While the sentiments may sound touching, most LGBTQ+ Canadians would likely struggle to think of an example where the Conservative Party proudly fought for them rather than against them.
It speaks volumes that while Scheer refuses to attend pro-LGBTQ+ events, he was more than happy to publicly cavort with and give interviews to white nationalist Faith Goldy.
It is increasingly obvious that the conservatives see a path to victory using the same populist far-right sentiments that have proved successful in the UK, United States, Ontario, Alberta, and Quebec.
In an interview with the Toronto Star, political scientist Stewart Prest states that the politics of division that we have seen in the United States is being adopted by conservative strategists in Canada:
“We have this emerging movement in right-of-center politics, and it’s traceable to people like Jordan Peterson who focus on free speech as a sort of absolute…right to speak one’s mind and welcome speakers no matter the topic. That’s sort of a covering language, but the reality is that it mostly focuses on language or speakers that tend to denigrate or put down marginalized communities, especially parts of the LGBT community.”
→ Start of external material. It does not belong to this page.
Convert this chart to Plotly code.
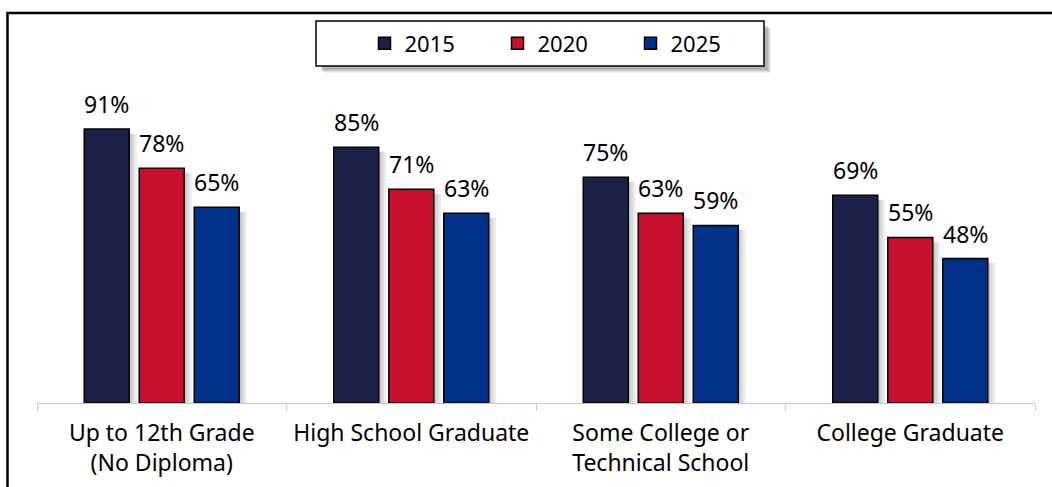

Prest also raises Scheer’s LGBTQ+ record. He highlights that while Scheer has spoken out against the horrific anti-LGBTQ+ governments of Russia and Brunei, and officially supported the Liberal Government’s decision to apologize to LGBTQ+ Canadians who had been historically persecuted, Scheer has not gone any further. He contends that all of Scheer’s actions towards the LGBTQ+ community have been directed at other place or other times, but he fails to push for further action.
While we can debate Prime Minister Trudeau’s success in several policy areas, there is no debating that he is the strongest ally that the LGBTQ+ community has ever had in the country’s Head of Government. Singh and May also have proven histories as strong allies of the community — though May’s recent statement that she would be willing to prop up a minority conservative government, forces LGBTQ+ Green supporters to question her intentions.
While Scheer attempts to quell fears that he’ll re-open social debates, the thruth is that his actions speak louder than words. He is a man who openly cavorts with those who wish to do us legal and even physical harm. He has given us absolutely no reason to trust him.